A 1700 AD map of India, showing the region ruled by the Palaiyakkarar in the south.

Palaiyakkarars, or Poligar, Palegara (as the British referred to them) in Andhra, Karnataka and Tamil Nadu were the holders of a small kingdom as a feudatory to a greater sovereign. Under this system, palayam was given for valuable military services rendered by any individual. The word pālayam means domain, a military camp, or a small kingdom. This type of Palayakkarars system was in practice during the rule of Pratapa Rudhra of Warangal in the Kakatiya kingdom. The system was put in place in Tamil Nadu by Viswanatha Nayak, when he became the Nayak ruler of Madurai in 1529, with the support of his minister Ariyanathar. Traditionally there were supposed to be 72 Palayakkarars. The majority of those Palaiyakkarar, who during the late 17th- and 18th-centuries controlled much of the Telugu region as well as the Tamil area, had themselves come from the Kallar, Maravar and Vatuka communities.[1]
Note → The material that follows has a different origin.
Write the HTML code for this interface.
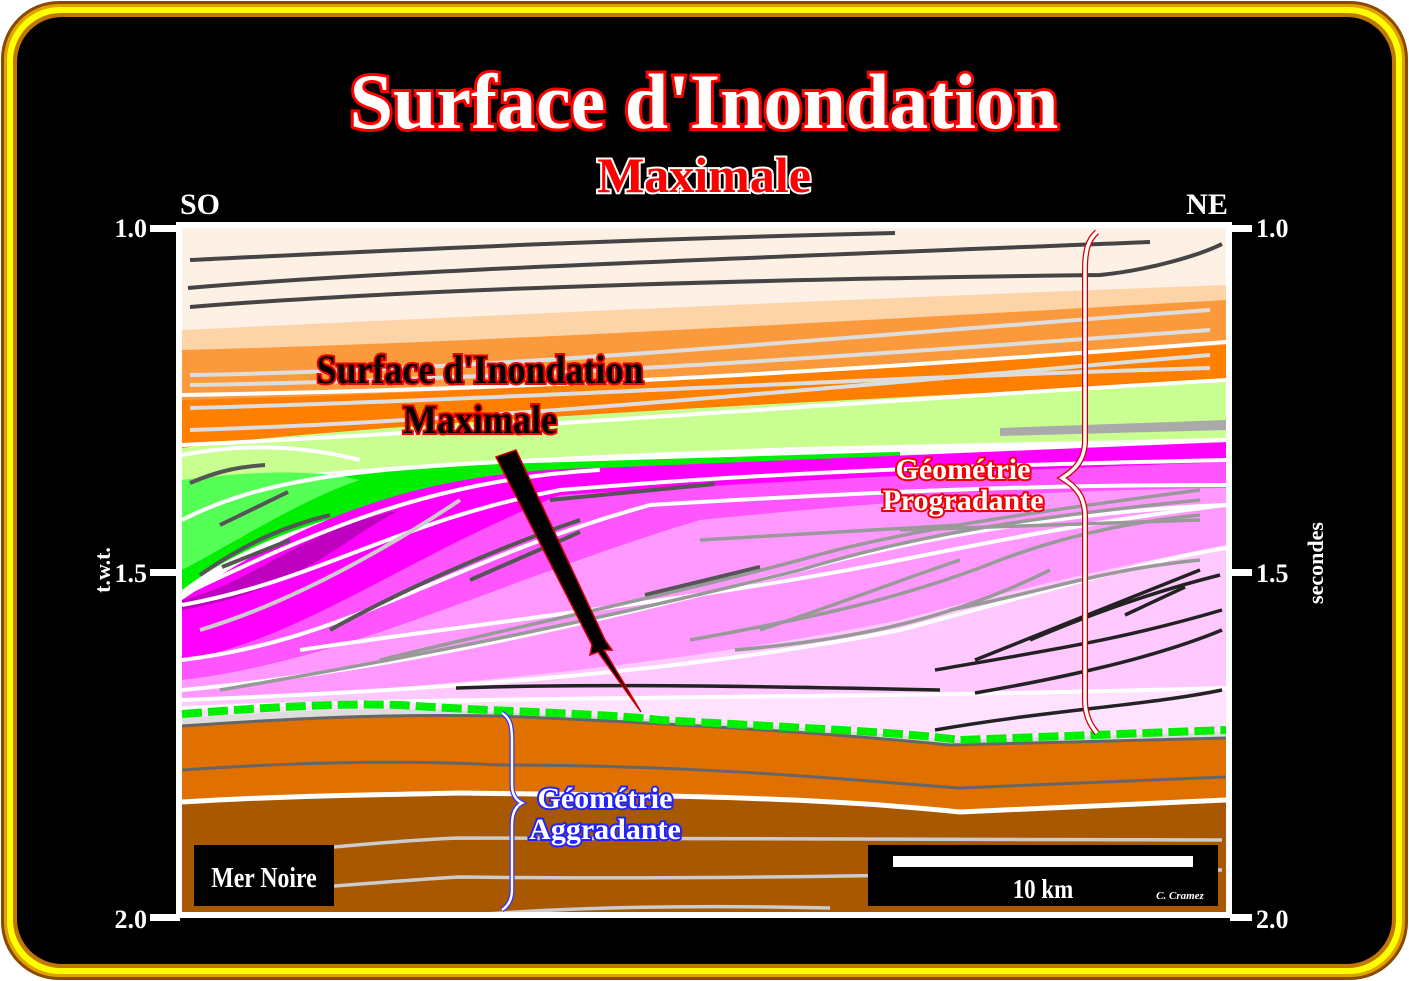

The Palaiyakkarar of Madurai Country were instrumental in establishing administrative reforms by building irrigation projects, forts and religious institutions. The Palaiyakkarar who worshipped the goddess Kali[citation needed] did not allow their territory to be annexed by Aurangzeb.

Their wars with the British East India Company after the demise of the Madurai Nayakas is often regarded as one of the earliest struggles for Indian independence. Many captured Palaiyakkarar commanders were either executed or banished to the Andaman Islands by the British. Puli Thevar, Veerapandya Kattabomman, the Marudu brothers, Maruthanayagam, Dheeran Chinnamalai, and Uyyalawada Narasimha Reddy were some notable Palaiyakkarar who rose up in revolt against the British rule in South India. Their wars against the British East India Company predates the Indian rebellion of 1857 in Northern India by many decades but is still largely given less importance by historians.[citation needed]

  1. ^ Bayly, Susan (2001). Caste, Society and Politics in India from the Eighteenth Century to the Modern Age. Cambridge University Press. p. 39. ISBN 978-0-521-79842-6.